What the task requires:
Find the word "this" in the records below. List each line containing it.

[Charts and diagrams as code]
* Start *

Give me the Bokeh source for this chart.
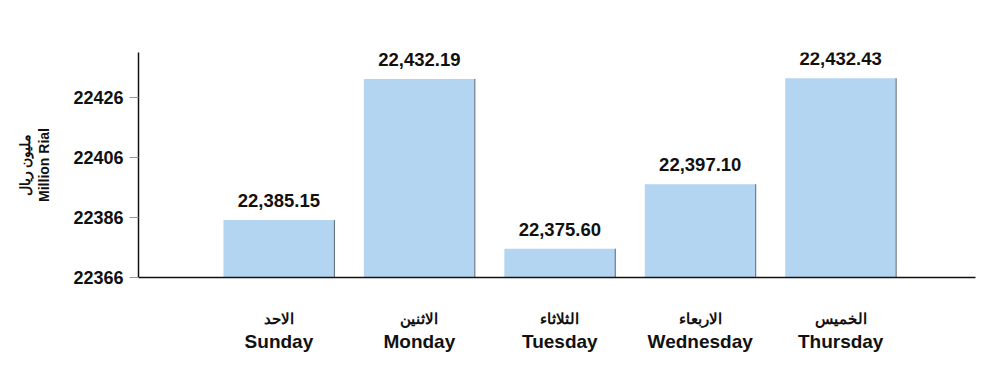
from bokeh.plotting import figure
from bokeh.models import ColumnDataSource, LabelSet, Range1d, FixedTicker, LinearAxis
from bokeh.core.properties import value
from bokeh.embed import file_html
from bokeh.resources import INLINE

days_en = ["Sunday", "Monday", "Tuesday", "Wednesday", "Thursday"]
days_ar = ["الاحد", "الاثنين", "الثلاثاء", "الاربعاء", "الخميس"]
values = [22385.15, 22432.19, 22375.60, 22397.10, 22432.43]
y_ticks = [22366, 22386, 22406, 22426]
y_title_ar = "مليون ريال"
y_title_en = "Million Rial"

xs = list(range(len(days_en)))
base = y_ticks[0]
src = ColumnDataSource(dict(
    x=xs,
    top=values,
    label=[f"{v:,.2f}" for v in values],
    edge=[x + 0.395 for x in xs],
    base=[base] * len(xs),
))

FONT = "Liberation Sans"

p = figure(width=984, height=357, x_range=Range1d(-1, 4.96), y_range=Range1d(base, 22441),
           output_backend="svg", toolbar_location=None,
           min_border_left=138, min_border_right=9, min_border_top=52, min_border_bottom=80)
p.xgrid.visible = False
p.ygrid.visible = False
p.outline_line_color = None
p.background_fill_color = "white"

p.vbar(x="x", width=0.79, top="top", bottom="base", source=src,
       fill_color="#B3D5F2", line_color=None)
p.segment(x0="edge", y0="base", x1="edge", y1="top", source=src,
          line_color="#5a6a78", line_width=1)

labels = LabelSet(x="x", y="top", text="label", source=src, y_offset=13,
                  text_align="center", text_baseline="bottom",
                  text_font=value(FONT), text_font_style="bold", text_font_size="18.5px",
                  text_color="#111111")
p.add_layout(labels)

# y axis
ya = p.yaxis[0]
ya.ticker = FixedTicker(ticks=y_ticks)
ya.minor_tick_line_color = None
ya.major_tick_in = 0
ya.major_tick_out = 9
ya.major_tick_line_color = "#999999"
ya.axis_line_color = "#111111"
ya.axis_line_width = 1.5
ya.major_label_text_font = FONT
ya.major_label_text_font_style = "bold"
ya.major_label_text_font_size = "18px"
ya.major_label_text_color = "#111111"
ya.major_label_standoff = 6
ya.axis_label = y_title_ar + "\n" + y_title_en
ya.axis_label_text_font = FONT
ya.axis_label_text_font_style = "bold"
ya.axis_label_text_font_size = "14px"
ya.axis_label_text_color = "#111111"
ya.axis_label_standoff = 18

# x axes
xa = p.xaxis[0]
xa.ticker = FixedTicker(ticks=xs)
xa.major_label_overrides = {i: d for i, d in enumerate(days_ar)}
xa.major_tick_line_color = None
xa.minor_tick_line_color = None
xa.axis_line_color = "#111111"
xa.axis_line_width = 1.5
xa.major_label_text_font = FONT
xa.major_label_text_font_style = "bold"
xa.major_label_text_font_size = "15px"
xa.major_label_text_color = "#111111"
xa.major_label_standoff = 26

xb = LinearAxis(ticker=FixedTicker(ticks=xs))
xb.major_label_overrides = {i: d for i, d in enumerate(days_en)}
xb.major_tick_line_color = None
xb.minor_tick_line_color = None
xb.axis_line_color = None
xb.major_label_text_font = FONT
xb.major_label_text_font_style = "bold"
xb.major_label_text_font_size = "19px"
xb.major_label_text_color = "#111111"
xb.major_label_standoff = -5
p.add_layout(xb, "below")

open("out.html", "w").write(file_html(p, INLINE))
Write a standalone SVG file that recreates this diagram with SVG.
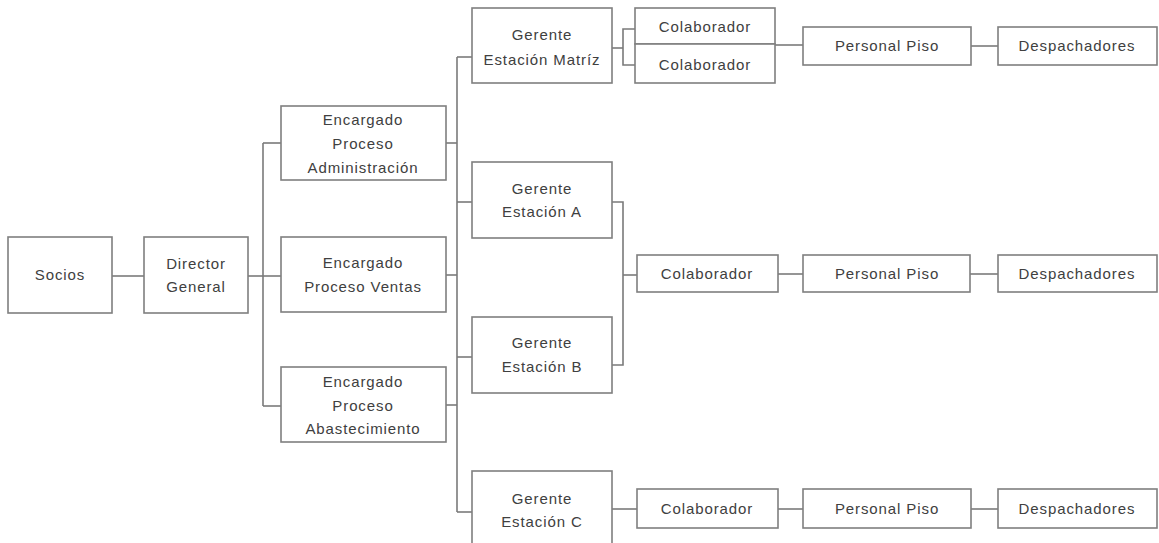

* End *

The response:
Give me the Bokeh source for this chart.
Write a standalone SVG file that recreates this diagram with SVG.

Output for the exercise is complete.